SAN DIEGO, Calif. — “Echoes,” a retrospective collection of works by world-renowned artist Jean Kazandjian will be on exhibition and available for acquisition at Meyer Fine Art. The exhibition opens on Saturday, November 9 and extends through Saturday, December 28. Two in-gallery receptions with the artist will take place on Saturday, November 9, from 5 to 8 p.m. and Sunday, November 10, from noon to 4 p.m.
The exhibition will feature 80 pieces of Kazandjian’s works created between 1991 and 2019. Kazandjian’s work can be seen in venerable fine art collections globally, as well as on the walls of the San Diego Intercontinental Hotel.
Kazandjian was born in Beirut, Lebanon, where he lived until his early twenties. He was influenced by a wide array of Mediterranean cultures. Of Armenian heritage, he was also exposed to French and English as a second and third language. His family had fled Turkey in 1915 at the onset of the Armenian genocide; after spending many years in Ethiopia, they settled in Lebanon in 1933. Beirut was a culturally rich and sophisticated city and was often referred to as the “Paris of the Middle East” prior to the civil war, which began in 1975. Jean is the third of five children.
Kazandjian’s origins and education brought him into contact with three different cultures. His roots are in the Armenian tradition, his high school education introduced him to French culture, while his years spent at university opened him to the influence of the English-speaking world. These various influences have combined to foster in his work the qualities of patience and sensibility, knowledge and wisdom.
After his “freshman arts” year in 1960, Kazandjian was unanimously awarded the first prize for his submission in a special competitive exhibition for tapestry, organized by the Sursock Museum of Beirut in 1962. Spurred on by his desire to become familiar with the techniques and the materials peculiar to the cultural world in which he had grown up, he embarked on studies in design. In 1968, he gained a master’s degree from ENSAD in Paris, a well-known publicly funded school for applied arts. In the aftermath of the political and social turbulence of 1968 Paris, Kazandjian came to a clearer sense of his capacities as an artist. The beginning of his career as a painter can thus be located in the year 1969. Recognition of Kazandjian’s talent in the Paris art world was immediate.

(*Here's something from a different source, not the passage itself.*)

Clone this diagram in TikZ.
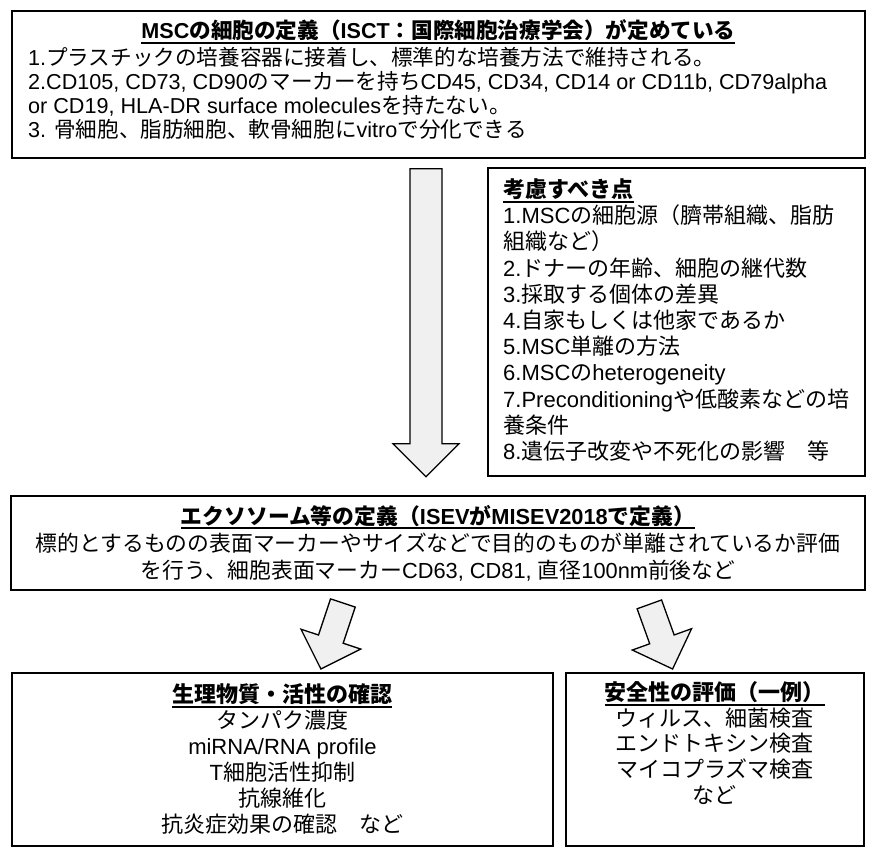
\documentclass[tikz,border=0pt]{standalone}
\usepackage{fontspec}
\usetikzlibrary{positioning}
\setmainfont{Liberation Sans}
\newfontfamily\jpfont{Noto Sans CJK JP}
% Japanese characters switch to \jpfont by themselves
\newXeTeXintercharclass\jpclass
\newcount\jpchar
\newcommand\jprange[2]{%
  \jpchar=#1
  \loop
    \XeTeXcharclass\jpchar=\jpclass
  \ifnum\jpchar<#2 \advance\jpchar by 1 \repeat}
\jprange{"3000}{"30FF}
\jprange{"4E00}{"9FFF}
\jprange{"FF00}{"FFEF}
\XeTeXinterchartoks 0 \jpclass = {\begingroup\jpfont}
\XeTeXinterchartoks 4095 \jpclass = {\begingroup\jpfont}
\XeTeXinterchartoks \jpclass 0 = {\endgroup}
\XeTeXinterchartoks \jpclass 4095 = {\endgroup}
\XeTeXinterchartokenstate=1
\newcommand\boxtitle[1]{\setbox0=\hbox{\bfseries #1}\rlap{\rule[-5pt]{\wd0}{1.6pt}}\box0}
\tikzset{
  shaft half/.store in=\shafthw, shaft half=13,
  head half/.store in=\headhw, head half=31.5,
  blockarrow/.pic={
    \draw[draw, line width=1.3pt, fill=gray!12, line join=miter] (0,0) -- (-\headhw,\headhw) -- (-\shafthw,\headhw) -- (-\shafthw,#1) -- (\shafthw,#1) -- (\shafthw,\headhw) -- (\headhw,\headhw) -- cycle;
  }
}
\begin{document}
\begin{tikzpicture}[x=1pt, y=1pt,
  panel/.style={draw, line width=1.8pt, inner sep=0pt},
  body/.style={inner sep=0pt, font=\fontsize{22}{26.2}\selectfont}]
\useasboundingbox (0,0) rectangle (874,-856);

% MSC definition
\node[panel, anchor=north west, minimum width=853pt, minimum height=147pt] (def) at (11,-10) {};
\node[below=9.5pt of def.north, inner sep=0pt, font=\fontsize{21.6}{24}\selectfont] (deftitle) {\boxtitle{MSCの細胞の定義（ISCT：国際細胞治療学会）が定めている}};
\node[below right=36.7pt and 17pt of def.north west, body, align=left, font=\fontsize{21.6}{24}\selectfont] (defbody) {1.プラスチックの培養容器に接着し、標準的な培養方法で維持される。\\
2.CD105, CD73, CD90のマーカーを持ちCD45, CD34, CD14 or CD11b, CD79alpha\\
or CD19, HLA-DR surface moleculesを持たない。\\
3. 骨細胞、脂肪細胞、軟骨細胞にvitroで分化できる};

% points to consider
\node[panel, anchor=north west, minimum width=377pt, minimum height=308pt] (cons) at (487,-167) {};
\node[below right=11.5pt and 16pt of cons.north west, body, align=left] (constext) {\boxtitle{考慮すべき点}\\
1.MSCの細胞源（臍帯組織、脂肪\\
組織など）\\
2.ドナーの年齢、細胞の継代数\\
3.採取する個体の差異\\
4.自家もしくは他家であるか\\
5.MSC単離の方法\\
6.MSCのheterogeneity\\
7.Preconditioningや低酸素などの培\\
養条件\\
8.遺伝子改変や不死化の影響　等};
\pic[shaft half=16, head half=33] at ([xshift=-61pt]cons.south west) {blockarrow=308};

% exosome definition
\node[panel, anchor=north west, minimum width=854pt, minimum height=94pt, align=center, font=\fontsize{21.8}{27}\selectfont] (exo) at (10,-495) {\boxtitle{エクソソーム等の定義（ISEVがMISEV2018で定義）}\\
標的とするものの表面マーカーやサイズなどで目的のものが単離されているか評価\\
を行う、細胞表面マーカーCD63, CD81, 直径100nm前後など};

% bioactivity and safety
\node[panel, anchor=north west, minimum width=541pt, minimum height=173pt, align=center, font=\fontsize{22}{26}\selectfont] (bio) at (11,-672) {\boxtitle{生理物質・活性の確認}\\
タンパク濃度\\
miRNA/RNA profile\\
T細胞活性抑制\\
抗線維化\\
抗炎症効果の確認　など};
\node[panel, anchor=north west, minimum width=298pt, minimum height=173pt] (safe) at (565,-672) {};
\node[below=9.5pt of safe.north, body, align=center, font=\fontsize{22}{25.6}\selectfont] (safetext) {\boxtitle{安全性の評価（一例）}\\
ウィルス、細菌検査\\
エンドトキシン検査\\
マイコプラズマ検査\\
など};
\pic[rotate=-18.4] at ([xshift=38.5pt, yshift=3pt]bio.north) {blockarrow=69.6};
\pic[rotate=19.8] at ([xshift=-42.3pt, yshift=3pt]safe.north) {blockarrow=68.7};
\end{tikzpicture}
\end{document}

The late 1960s and early 1970s were a period during which he met painters as remarkable and as diverse as Giorgio de Chirico, Salvador Dali, Leonardo Cremonini, Francis Bacon and Alexander Calder. The effect of this exposure to such a diversity of influences and artistic projects was to consolidate his sense of the need to remain faithful to the artistic interrogations proper to him. Kazandjian has exhibited his works in several European countries and also in Canada and the United States.